What do the folks at Time Warner know about small companies? Well, in 1998 they made a hit film in which a small business (and Meg Ryan) played a starring role. The title: You've Got Mail.

But beyond that, small companies aren't the first thing that comes to mind when you consider the megamerger of two entertainment giants like Time Warner and America Online. You can't help but wonder whether the proposed $166 billion marriage will mean less attention for the more than 2 million small-business users of AOL.

For now, no one at AOL is saying anything about that -- preoccupied as they are with the vast potential in entertainment and consumer content. Officials didn't return calls seeking comment. But given the way that vendors, online service companies, and advertisers are pursuing the small-business market lately, the new AOL-Time Warner may not be able to ignore the market for long. Indeed, some Web observers say AOL is already trailing smaller, more innovative rivals that are offering online business services to entrepreneurs -- much of it for free.

FOR BEGINNERS. AOL's current offerings for small business are relatively modest and focus heavily on startup and relatively young companies. Besides e-mail, Web hosting, and a few channels on the proprietary site that offer advice, there's not a particularly broad array of resources for established companies. Web sites offered by AOL are often regarded as a starting point for beginners, who migrate to other services and get their own domain name when their business grows.
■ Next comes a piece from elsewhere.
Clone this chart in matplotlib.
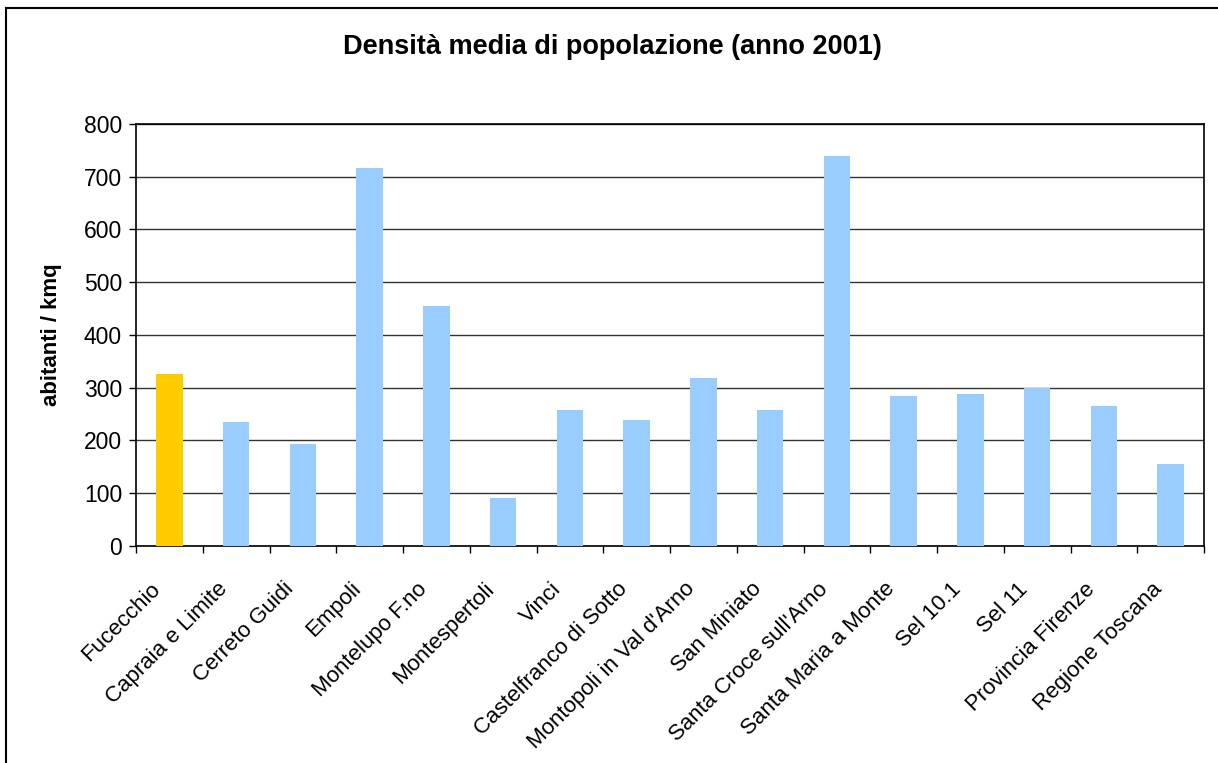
import matplotlib
matplotlib.use("Agg")
import matplotlib.pyplot as plt
from matplotlib.patches import Rectangle
from matplotlib.transforms import ScaledTranslation

plt.rcParams['font.family'] = ['Liberation Sans', 'DejaVu Sans']

# Population density per municipality / area (inhabitants per km², year 2001)
comuni = [
    "Fucecchio", "Capraia e Limite", "Cerreto Guidi", "Empoli",
    "Montelupo F.no", "Montespertoli", "Vinci", "Castelfranco di Sotto",
    "Montopoli in Val d'Arno", "San Miniato", "Santa Croce sull'Arno",
    "Santa Maria a Monte", "Sel 10.1", "Sel 11", "Provincia Firenze",
    "Regione Toscana",
]
densita = [326, 235, 193, 717, 455, 91, 258, 239, 318, 258, 739, 284, 288, 300, 265, 155]
y_ticks = [0, 100, 200, 300, 400, 500, 600, 700, 800]

highlight_color = "#FFCC00"
base_color = "#99CCFF"
colors = [highlight_color] + [base_color] * (len(comuni) - 1)

fig = plt.figure(figsize=(12.18, 7.63), dpi=100)
fig.patch.set_facecolor("white")

# outer chart-area frame
fig.patches.append(Rectangle((6 / 1218, -0.05), 1.2, 1 - 8 / 763 + 0.05,
                             transform=fig.transFigure, fill=False,
                             edgecolor="black", linewidth=1.5, zorder=0))

ax = fig.add_axes([136 / 1218, 1 - 545.7 / 763, (1204 - 136) / 1218, (545.7 - 124) / 763])

x = list(range(len(comuni)))
ax.bar(x, densita, width=0.4, color=colors, zorder=3)

ax.set_xlim(-0.5, len(comuni) - 0.5)
ax.set_ylim(0, 800)
ax.set_yticks(y_ticks)
ax.set_yticklabels([str(v) for v in y_ticks], fontsize=16.5)
ax.yaxis.grid(True, color="#333333", linewidth=1.0, zorder=1)
ax.set_axisbelow(True)

ax.set_xticks(x)
ax.set_xticklabels(comuni, rotation=45, ha="right", va="center",
                   rotation_mode="anchor", fontsize=16)
ax.tick_params(axis="x", which="major", length=0, pad=29)
shift = ScaledTranslation(-12 / 100, 0, fig.dpi_scale_trans)
for lbl in ax.get_xticklabels():
    lbl.set_transform(lbl.get_transform() + shift)
ax.set_xticks([i + 0.5 for i in range(-1, len(comuni))], minor=True)
ax.tick_params(axis="x", which="minor", length=5, width=1, direction="out", color="black")
ax.tick_params(axis="y", length=5, width=1, direction="out", pad=5)

for s in ax.spines.values():
    s.set_color("black")
    s.set_linewidth(1.2)

ax.set_ylabel("abitanti / kmq", fontsize=16, fontweight="bold", labelpad=16)

fig.text(612 / 1218, 1 - 47 / 763, "Densità media di popolazione (anno 2001)",
         ha="center", va="center", fontsize=19.5, fontweight="bold")

fig.savefig("out.png", dpi=100, facecolor="white")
By contrast, an ever-growing number of application service providers use Web hosting as a platform that they use to sell or rent key business services to growing companies. More sophisticated competitors in the small-business portal space include Intuit, DigitalWork, and Office.com, which provide content and tools. Digitalwork.com, for example, lets you conduct direct-mail campaigns from your computer. Office.com shows you how to analyze your business' profitability or create a business plan.

Given the huge number of small-business subscribers AOL has, says Ray Boggs, an analyst for International Data Corp., it's ironic that AOL hasn't done more. "They have this window that they have not made much use of, and lots of others are coming in through the front door,'' says Boggs. "The question is: Can they get it together?"

It's not that AOL hasn't tried. The service has struggled unsuccessfully for several years to provide content for small businesses on its own. (Business Week is a supplier of business news to the online service.) When AOL acquired Compuserve in 1998, many thought it would use the latter's comprehensive bulletin board network, which provided moderated forums for professionals and businesspeople, as a jumping-off point to develop a full-blown small-business service. There was also talk that Netscape Netcenter, another AOL purchase, might play a major role. Instead, AOL has pushed a site called Workplace, which is partially aimed at small businesses, but is really for anyone with career questions.

DIVIDED ATTENTION. Analysts like Kneko Burney at Cahners In-Stat are dubious the merger will make things much better. "It would be shocking if they were to focus well on the small-business market," says Burney. "Their stronghold is in the consumer markets." Burney says company officials have stressed the importance of the small-business market but have been unwilling to provide concrete details about how they plan to improve AOL's offerings. Analyst Aram Sinnreich at Jupiter Communications is similarly dubious that AOL will be able to stay focused on business-to-business efforts as it morphs into a marketing outlet for Time Warner. "AOL's attention is going to be divided," he says.

Others, like Miles Spencer, co-founder and host of Money Hunt, a small-business show on public television, says the combination of Time Warner and AOL will help the online provider keep its small-business clientele. Besides well-known offerings like Fortune magazine, Time Inc. recently rolled out a revamped version of its small-business magazine, now known as FSB. "AOL is not succeeding today in creating that type of small-business content, and now they can move Time Warner assets down through the pipes," says Spencer. That's certainly welcome. But unless there's another blockbuster movie about entrepreneurs in the works, small business may have to wait in line before they become a top priority.